Consider other features too, like convenience (for example, access to online banking or the availability of in-branch customer service), location and proximity and the type of relationship you want to have with your lender.

Getting approved for a personal loan and receiving your funds can take a few days depending on your lender. In general:

Some lenders can approve and fund your personal loan on the same day you submit an application. You’ll speed up the process by making sure your application is accurate and complete.

If you have poor credit (or no credit at all) and don’t qualify for a personal loan, ask the lender if you can apply with a co-borrower or co-signer. A co-borrower or co-signer should be someone you trust who has at least fair credit.

When you apply for a personal loan with a co-borrower or co-signer, the lender looks at their credit history and score as well as your own. If they meet the lender’s requirements, the lender may be more willing to approve the loan. Just remember, both you and the co-borrower or co-signer are responsible for paying back the loan in full and on time.

If you don’t have anyone to serve as a co-borrower or co-signer for you, consider taking out a credit card, borrowing from friends or family or, if possible, asking for a lower loan amount.

Applying for and taking on a personal loan will show up in your credit reports in several ways:

  • Creating a hard credit inquiry: When you apply for credit or debt (like a personal loan), the lender asks a credit bureau for a copy of your credit report. This request generates a credit inquiry, which is reported on your credit report. Too many inquiries in too short a time can make lenders question your financial stability, though inquiries are removed from your report after two years. Hard inquiries make up 10 percent of your credit score.

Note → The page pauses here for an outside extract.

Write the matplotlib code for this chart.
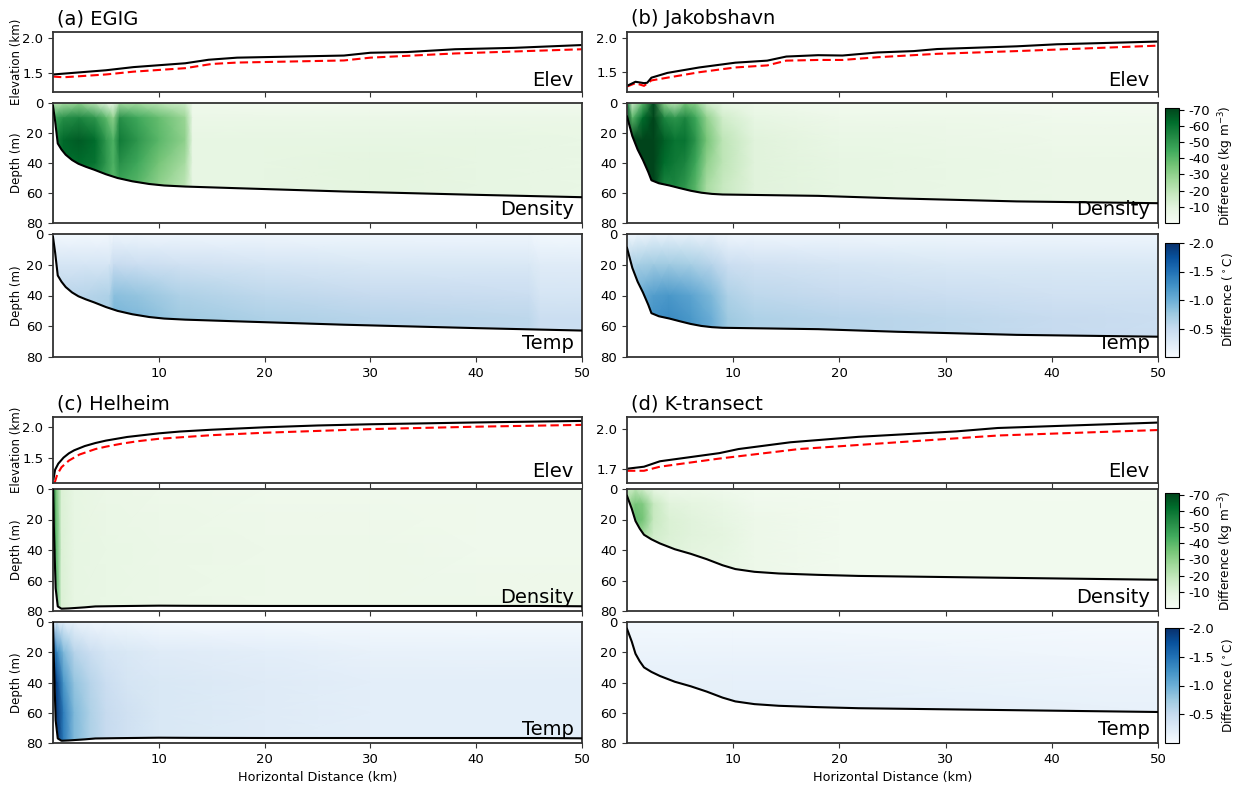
import numpy as np
import matplotlib
matplotlib.use("Agg")
import matplotlib.pyplot as plt

plt.rcParams['axes.unicode_minus'] = False
plt.rcParams['font.family'] = ['DejaVu Sans']

titles = ['(a) EGIG', '(b) Jakobshavn', '(c) Helheim', '(d) K-transect']

# ---- surface elevation (km): black = surface, red dashed = second profile
elev_x_a = [0, 5, 7.6, 12.5, 14.7, 17.4, 27.5, 30, 33.5, 38, 43.6, 50]
surf_a = [1.48, 1.54, 1.585, 1.64, 1.69, 1.72, 1.75, 1.79, 1.80, 1.84, 1.86, 1.90]
red_x_a = [0, 1, 2, 5, 7.6, 12.5, 15, 17.4, 27.5, 30, 38, 50]
red_a = [1.45, 1.44, 1.45, 1.48, 1.52, 1.57, 1.63, 1.65, 1.68, 1.72, 1.78, 1.84]

elev_x_b = [0, 0.8, 1.6, 1.9, 2.3, 3.8, 6.8, 10.2, 13.2, 15, 18, 20.3, 23.6, 27, 29.2, 36.7, 40.5, 50]
surf_b = [1.30, 1.36, 1.34, 1.345, 1.42, 1.49, 1.57, 1.64, 1.67, 1.73, 1.75, 1.745, 1.79, 1.81, 1.84, 1.88, 1.91, 1.95]
red_x_b = [0, 0.8, 1.6, 2.3, 3.8, 6.8, 10.2, 13.2, 15, 18, 20.3, 23.6, 29.2, 36.7, 50]
red_b = [1.29, 1.34, 1.30, 1.38, 1.42, 1.50, 1.57, 1.60, 1.67, 1.68, 1.68, 1.72, 1.77, 1.81, 1.89]

elev_x_c = [0.05, 0.2, 0.5, 1, 1.5, 2, 3, 4, 5, 6, 7, 8, 10, 12, 15, 20, 25, 30, 40, 50]
surf_c = [1.15, 1.3, 1.4, 1.5, 1.57, 1.62, 1.69, 1.74, 1.78, 1.81, 1.84, 1.86, 1.90,
          1.93, 1.96, 2.0, 2.03, 2.05, 2.08, 2.105]
red_x_c = [0.15, 0.4, 0.8, 1.5, 2.5, 4, 5, 6.5, 8, 10, 15, 20, 30, 40, 50]
red_c = [1.08, 1.22, 1.34, 1.45, 1.55, 1.64, 1.68, 1.73, 1.77, 1.81, 1.87, 1.91, 1.97, 2.01, 2.04]

elev_x_d = [0, 1.6, 3.1, 8.7, 10.5, 15.4, 21.8, 31, 34.9, 40.5, 50]
surf_d = [1.705, 1.72, 1.76, 1.82, 1.85, 1.90, 1.94, 1.98, 2.005, 2.02, 2.045]
red_x_d = [0, 1.6, 3.1, 8.7, 16.2, 25.5, 35, 50]
red_d = [1.69, 1.69, 1.72, 1.78, 1.85, 1.90, 1.95, 1.99]

elev_lims = [(1.23, 2.086), (1.21, 2.09), (1.08, 2.17), (1.60, 2.086)]
elev_ticks = [[1.5, 2.0], [1.5, 2.0], [1.5, 2.0], [1.7, 2.0]]

# ---- firn base depth (m)
firn_x_a = [0, 0.2, 0.45, 0.8, 1.2, 1.8, 2.4, 3.1, 3.9, 5, 6.1, 7.5, 9.1, 10.5, 12.5,
            17.4, 27.5, 39.9, 50]
firn_a = [2, 12, 27, 31, 34.5, 38, 40.5, 42.5, 44.5, 47.5, 50, 52.2, 54, 55, 55.7,
          56.8, 59, 61.2, 62.8]
firn_x_b = [0, 0.5, 1, 1.5, 2, 2.3, 3, 4, 5, 6, 7, 8, 9, 18, 25.5, 36.7, 50]
firn_b = [9, 22, 31, 38, 46, 51.5, 53.5, 55, 56.8, 58.5, 59.8, 60.6, 61, 61.9, 63.6,
          65.6, 66.8]
firn_x_c = [0, 0.1, 0.25, 0.45, 0.8, 1.5, 3, 4, 6, 10, 13, 20, 46, 50]
firn_c = [0, 30, 65, 77, 78.5, 78.3, 77.6, 77, 76.8, 76.5, 76.6, 76.7, 76.7, 76.9]
firn_x_d = [0, 0.45, 0.8, 1.2, 1.6, 2.3, 3.1, 4.5, 6, 7.5, 9, 10.2, 12, 14.3, 18,
            21.8, 33, 50]
firn_d = [4.5, 13, 21, 26, 30, 33, 35.7, 39.5, 42.5, 46, 50, 52.5, 54.3, 55.4, 56.3,
          57, 58, 59.5]

# ---- density difference (kg m-3), one column per x station
dens_x_a = [0, 1, 2.5, 4, 5, 5.7, 6.3, 8, 10, 12.5, 13.2, 20, 30, 40, 50]
dens_z_a = [0, 10, 25, 40, 55, 80]
dens_a = [[-20, -45, -55, -55, -55, -55], [-25, -52, -63, -62, -55, -55],
          [-30, -55, -66, -62, -55, -55], [-20, -50, -62, -60, -50, -50],
          [-10, -40, -50, -50, -45, -45], [-5, -30, -42, -42, -40, -40],
          [-25, -52, -58, -52, -45, -45], [-25, -45, -50, -45, -40, -40],
          [-20, -38, -40, -35, -30, -30], [-15, -28, -30, -25, -20, -20],
          [-4, -6, -8, -8, -8, -8], [-3, -6, -8, -8, -8, -8],
          [-3, -6, -8, -9, -9, -9], [-3, -6, -8, -8, -8, -8],
          [-3, -6, -7, -7, -7, -7]]

dens_x_b = [0, 0.5, 1.5, 2.5, 3.5, 4.5, 5.5, 6.5, 7.5, 9, 12, 20, 30, 40, 50]
dens_z_b = [0, 10, 25, 40, 55, 80]
dens_b = [[-60, -72, -75, -75, -75, -75], [-15, -40, -75, -75, -75, -75],
          [-40, -62, -75, -75, -75, -75], [-70, -72, -75, -75, -75, -75],
          [-30, -55, -65, -62, -55, -55], [-20, -50, -60, -58, -55, -55],
          [-35, -55, -60, -55, -50, -50], [-30, -45, -50, -45, -40, -40],
          [-15, -30, -35, -30, -25, -25], [-8, -15, -20, -20, -18, -18],
          [-5, -8, -10, -10, -10, -10], [-3, -5, -7, -8, -8, -8],
          [-3, -5, -6, -7, -7, -7], [-2, -4, -5, -6, -6, -6],
          [-2, -4, -5, -6, -6, -6]]

dens_x_c = [0, 0.3, 0.8, 2, 5, 10, 20, 30, 40, 50]
dens_z_c = [0, 40, 80]
dens_c = [[-70, -70, -70], [-35, -40, -40], [-12, -12, -12], [-8, -8, -8],
          [-6, -7, -7], [-5, -6, -6], [-4, -5, -5], [-4, -5, -5],
          [-4, -4, -5], [-4, -4, -5]]

dens_x_d = [0, 0.8, 1.5, 2.5, 4, 6, 9, 12, 20, 30, 40, 50]
dens_z_d = [0, 10, 20, 30, 45, 60, 80]
dens_d = [[-15, -25, -25, -25, -20, -20, -20], [-20, -35, -38, -30, -20, -15, -15],
          [-15, -33, -35, -25, -15, -12, -12], [-8, -18, -18, -15, -12, -10, -10],
          [-5, -10, -12, -12, -10, -8, -8], [-5, -9, -10, -10, -9, -8, -8],
          [-4, -7, -8, -9, -8, -7, -7], [-3, -4, -5, -5, -5, -5, -5],
          [-2, -3, -3, -3, -3, -3, -3], [-2, -3, -3, -3, -3, -3, -3],
          [-2, -3, -3, -3, -3, -3, -3], [-2, -3, -3, -3, -3, -3, -3]]

# ---- temperature difference (deg C)
temp_x_a = [0, 3, 5.3, 5.8, 8, 12, 20, 30, 45, 46, 50]
temp_z_a = [0, 20, 40, 55, 80]
temp_a = [[-0.05, -0.35, -0.55, -0.6, -0.6], [-0.05, -0.35, -0.6, -0.65, -0.65],
          [-0.05, -0.35, -0.65, -0.7, -0.7], [-0.1, -0.5, -0.85, -0.95, -0.95],
          [-0.1, -0.45, -0.8, -0.9, -0.9], [-0.1, -0.4, -0.65, -0.75, -0.75],
          [-0.1, -0.35, -0.55, -0.65, -0.65], [-0.1, -0.3, -0.5, -0.6, -0.6],
          [-0.1, -0.3, -0.45, -0.55, -0.55], [-0.05, -0.25, -0.35, -0.45, -0.45],
          [-0.05, -0.25, -0.35, -0.45, -0.45]]

temp_x_b = [0, 1, 2.5, 4, 6, 8, 9.5, 12, 20, 30, 40, 50]
temp_z_b = [0, 20, 40, 55, 80]
temp_b = [[-0.1, -0.6, -0.9, -1.0, -1.0], [-0.1, -0.7, -1.0, -1.1, -1.1],
          [-0.15, -0.75, -1.15, -1.25, -1.25], [-0.15, -0.75, -1.2, -1.3, -1.3],
          [-0.15, -0.7, -1.1, -1.2, -1.2], [-0.15, -0.6, -0.9, -1.0, -1.0],
          [-0.1, -0.45, -0.65, -0.75, -0.75], [-0.1, -0.4, -0.55, -0.65, -0.65],
          [-0.1, -0.35, -0.5, -0.6, -0.6], [-0.1, -0.3, -0.45, -0.55, -0.55],
          [-0.1, -0.3, -0.4, -0.5, -0.5], [-0.1, -0.3, -0.4, -0.45, -0.45]]

temp_x_c = [0, 0.4, 1, 2, 3.5, 5, 7, 10, 20, 30, 50]
temp_z_c = [0, 20, 40, 60, 80]
temp_c = [[-0.3, -1.6, -2.0, -2.0, -2.0], [-0.3, -1.3, -1.8, -1.9, -1.9],
          [-0.2, -0.9, -1.2, -1.4, -1.4], [-0.15, -0.6, -0.8, -0.9, -0.9],
          [-0.1, -0.45, -0.6, -0.65, -0.65], [-0.1, -0.35, -0.45, -0.5, -0.5],
          [-0.08, -0.3, -0.35, -0.4, -0.4], [-0.05, -0.25, -0.3, -0.3, -0.3],
          [-0.05, -0.2, -0.25, -0.25, -0.25], [-0.05, -0.15, -0.2, -0.2, -0.2],
          [-0.05, -0.15, -0.2, -0.2, -0.2]]

temp_x_d = [0, 10, 50]
temp_z_d = [0, 30, 60, 80]
temp_d = [[-0.05, -0.15, -0.2, -0.2], [-0.05, -0.15, -0.2, -0.2],
          [-0.03, -0.1, -0.15, -0.15]]

dens_ticks = [-70, -60, -50, -40, -30, -20, -10]
temp_ticks = [-2.0, -1.5, -1.0, -0.5]

W, H = 1243, 785


def box(x0, y0, x1, y1):
    return [x0 / W, 1 - y1 / H, (x1 - x0) / W, (y1 - y0) / H]


def style(ax):
    for s in ax.spines.values():
        s.set_color('#333333')
        s.set_linewidth(1.3)
    ax.tick_params(labelsize=9.5, color='#333333')
    ax.set_xlim(0, 50)
    ax.set_xticks([10, 20, 30, 40, 50])


def corner(ax, txt):
    ax.text(0.984, 0.03, txt, transform=ax.transAxes, ha='right', va='bottom',
            fontsize=14, zorder=5)


def draw_elev(ax, x, s, rx, r, lim, ticks, title):
    ax.plot(rx, r, color='red', ls='--', lw=1.5, dashes=(4, 2))
    ax.plot(x, s, color='black', lw=1.5)
    ax.set_ylim(lim)
    ax.set_yticks(ticks)
    ax.set_yticklabels(['%.1f' % t for t in ticks])
    style(ax)
    ax.tick_params(labelbottom=False)
    corner(ax, 'Elev')
    ax.text(0.008, 1.06, title, transform=ax.transAxes, ha='left', va='bottom',
            fontsize=14)


def draw_field(ax, gx, gz, cols, cmap, vmin, vmax, lx, ld, name, last):
    X, Z = np.meshgrid(gx, gz)
    C = np.array(cols).T
    m = ax.pcolormesh(X, Z, C, shading='gouraud', cmap=cmap, vmin=vmin, vmax=vmax,
                      zorder=1)
    ax.fill_between(lx, ld, 80, color='white', zorder=2, lw=0)
    ax.plot(lx, ld, color='black', lw=1.5, zorder=3)
    ax.set_ylim(80, 0)
    ax.set_yticks([0, 20, 40, 60, 80])
    style(ax)
    if not last:
        ax.tick_params(labelbottom=False)
    corner(ax, name)
    return m


fig = plt.figure(figsize=(W / 100, H / 100), dpi=100)

cols_x = [(53, 582), (627, 1158)]
rows_y = [[(32, 92), (103, 223), (234, 357)], [(417, 483), (489, 611), (622, 743)]]
cbar_y = [[(108, 223), (243, 357)], [(493, 608), (628, 743)]]

sites = [
    (elev_x_a, surf_a, red_x_a, red_a, firn_x_a, firn_a,
     dens_x_a, dens_z_a, dens_a, temp_x_a, temp_z_a, temp_a),
    (elev_x_b, surf_b, red_x_b, red_b, firn_x_b, firn_b,
     dens_x_b, dens_z_b, dens_b, temp_x_b, temp_z_b, temp_b),
    (elev_x_c, surf_c, red_x_c, red_c, firn_x_c, firn_c,
     dens_x_c, dens_z_c, dens_c, temp_x_c, temp_z_c, temp_c),
    (elev_x_d, surf_d, red_x_d, red_d, firn_x_d, firn_d,
     dens_x_d, dens_z_d, dens_d, temp_x_d, temp_z_d, temp_d),
]

for i, site in enumerate(sites):
    (ex, es, rx, rv, fx, fd, dx, dz, dv, tx, tz, tv) = site
    row, col = i // 2, i % 2
    x0, x1 = cols_x[col]
    (ya, yb), (yc, yd), (ye, yf) = rows_y[row]
    ax_e = fig.add_axes(box(x0, ya, x1, yb))
    ax_d = fig.add_axes(box(x0, yc, x1, yd))
    ax_t = fig.add_axes(box(x0, ye, x1, yf))

    draw_elev(ax_e, ex, es, rx, rv, elev_lims[i], elev_ticks[i], titles[i])
    md = draw_field(ax_d, dx, dz, dv, 'Greens_r', -71, 0, fx, fd, 'Density', False)
    mt = draw_field(ax_t, tx, tz, tv, 'Blues_r', -2.0, 0, fx, fd, 'Temp', True)
    if row == 1:
        ax_t.set_xlabel('Horizontal Distance (km)', fontsize=9.2)

    if col == 0:
        ax_e.set_ylabel('Elevation (km)', fontsize=8.5)
        ax_e.yaxis.set_label_coords(-0.057, 0.5)
        for a in (ax_d, ax_t):
            a.set_ylabel('Depth (m)', fontsize=8.5)
            a.yaxis.set_label_coords(-0.057, 0.5)
    else:
        (c0, c1), (c2, c3) = cbar_y[row]
        cax1 = fig.add_axes(box(1165, c0, 1179, c1))
        cb1 = fig.colorbar(md, cax=cax1, ticks=dens_ticks)
        cb1.ax.invert_yaxis()
        cb1.ax.set_yticklabels(['%d' % t for t in dens_ticks])
        cb1.ax.tick_params(labelsize=9.5)
        cb1.set_label(r'Difference (kg m$^{-3}$)', fontsize=8.7)
        cax2 = fig.add_axes(box(1165, c2, 1179, c3))
        cb2 = fig.colorbar(mt, cax=cax2, ticks=temp_ticks)
        cb2.ax.invert_yaxis()
        cb2.ax.set_yticklabels(['%.1f' % t for t in temp_ticks])
        cb2.ax.tick_params(labelsize=9.5)
        cb2.set_label(r'Difference ($^\circ$C)', fontsize=8.7)

fig.savefig('out.png', dpi=100)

  • Contributing to your debt-to-income ratio: The more debt you have, the less disposable income you have available to take on more. Your outstanding credit and loan balances increase your DTI ratio, which can make it difficult to qualify for additional credit or loans until you’ve paid down some of your debt. In general, lenders prefer borrowers with a DTI of less than 36 percent, though some may allow a DTI closer to 50 percent.

  • Recording late or missed payments and defaults: Your credit report includes negative marks, like late or missed loan payments or a loan default. This is why it’s important to make sure your loan is affordable, including any fees. Late payments have the biggest impact on your credit score, contributing to 35 percent of your total score.

But personal loans may also improve your credit:

  • Lenders like to see a diverse credit mix, which means you can handle different types of credit and debt. Credit mix makes up 10 percent of your credit score.

  • Paying your loan on time establishes and builds your credit. This reduces your risk to lenders and shows that you fulfill your debt obligations.

  • Taking out a personal loan may decrease your credit utilization ratio, a comparison between how much credit you’ve used vs. how much you have available. Though personal loans don’t do this directly (since they’re a type of installment loan vs. a type of credit), they can reduce your credit utilization if you use them to consolidate debt from revolving credit like credit card debt.